3.2 Satellite Data

Using Google Earth Engine, we developed a script to preprocess and download Landsat-7 satellite imagery. Based on customizing existing script libraries, code was developed to: (i) collect one-year batches of satellite imagery; (ii) mask based on Landsat data's cloud-cover index band; (iii) select the non-cloudy pixels from the year's images; (iv) make a composite image from these pixels' median values; (v) export the image to Google Drive.
Images for 1999, 2003, 2007, 2011 and 2015 were created in this way. The imagery was downloaded at maximum resolution, with each pixel representing 30 square meters. Each image was converted into a Numpy array with dimensionality 2100 x 2528 x 11. Required image processing steps including clipping the reference image to the training image; removing NaN values; and resampling the reference image to achieve the exact same number of pixels and geographic area.
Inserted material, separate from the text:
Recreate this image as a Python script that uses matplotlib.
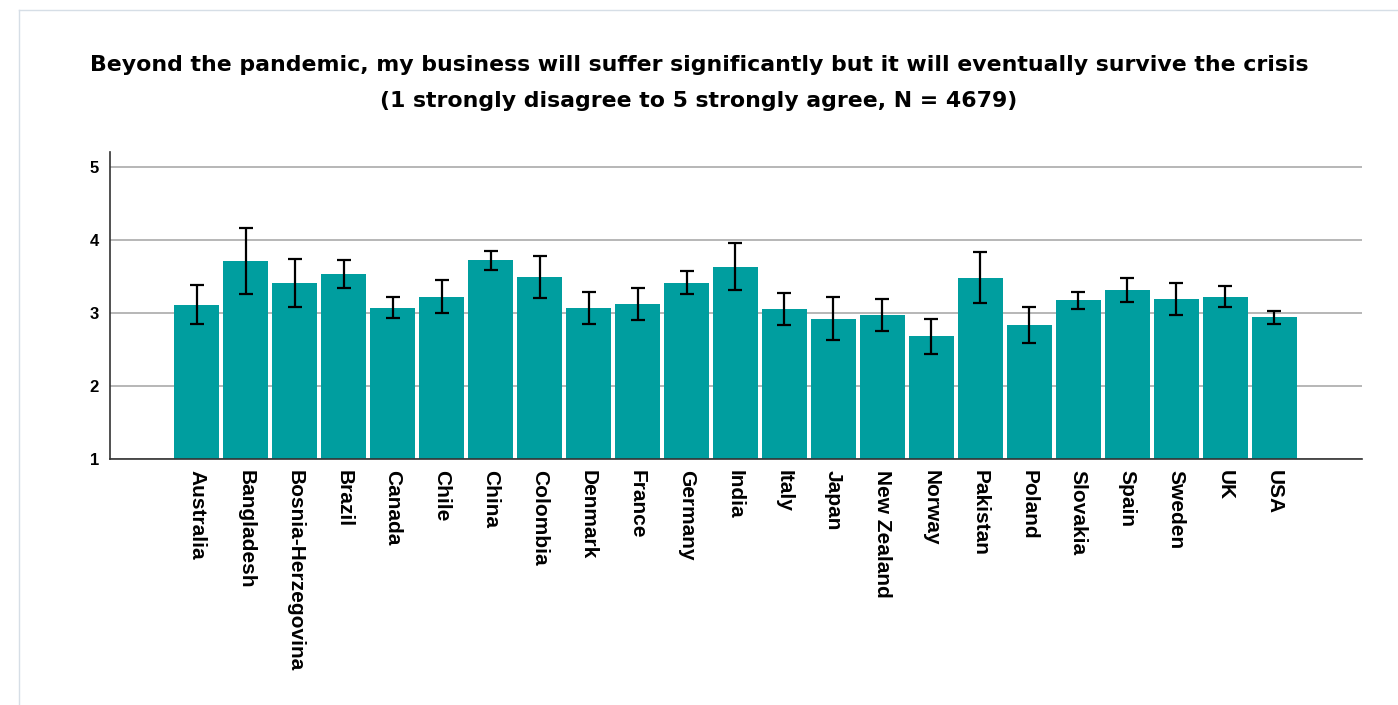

3.3 Random Forest classifier

Two classification methods were evaluated: Random Forest and Support Vector Machines. We proceeded with Random Forest having found a small advantage in classification accuracy and a substantial advantage in computation time - which was prohibitive in the case of SVM given our large data files.
A Random Forest was trained on the image data for 2015. Structuring the problem as a supervised classification exercise, we trained the Random Forest using the reference image as target value (or 'label' for each pixel) and the Landsat pixel values as the feature space.
Random Forest is an ensemble method that constructs decision trees and (in the case of classification) takes the modal value of their output. Given these mechanics, we conducted a grid search to find key parameters that would optimize the classifier, specifically (i) number of trees; (ii) maximum depth; and (iii) minimum sample leaf size. Accuracy was found to improve with increasing numbers of trees up to 12 but tail off after then. Given limited computational budget, the team proceeded with a 12-tree Random Forest classifier.

4. Model evaluation

As a proof of concept, we first trained the model on West Houston for 2015 and tested it for East Houston. We subsequently refined this approach by means of a k-folds cross-validation. The method is suited to our data, since we are able to train and test on the same 2015 dataset (the only year for which labeled data could be constructed). What the method does is, it divides the raster in 6 proportional cubes, trains the model on 5 of those cubes and tests it on the one left. This process is repeated for the number of cubes we have. We utilized a 6-fold cross-validation, since this is easily interpretable to audiences - for whom it can be visualized as testing a model on a one-sixth grid section of the city having learned it from the remaining 5/6ths of the image, and repeating until each pixel has been tested.
Overall accuracy of the classifier, measured by 6-fold cross-validation, was 76%.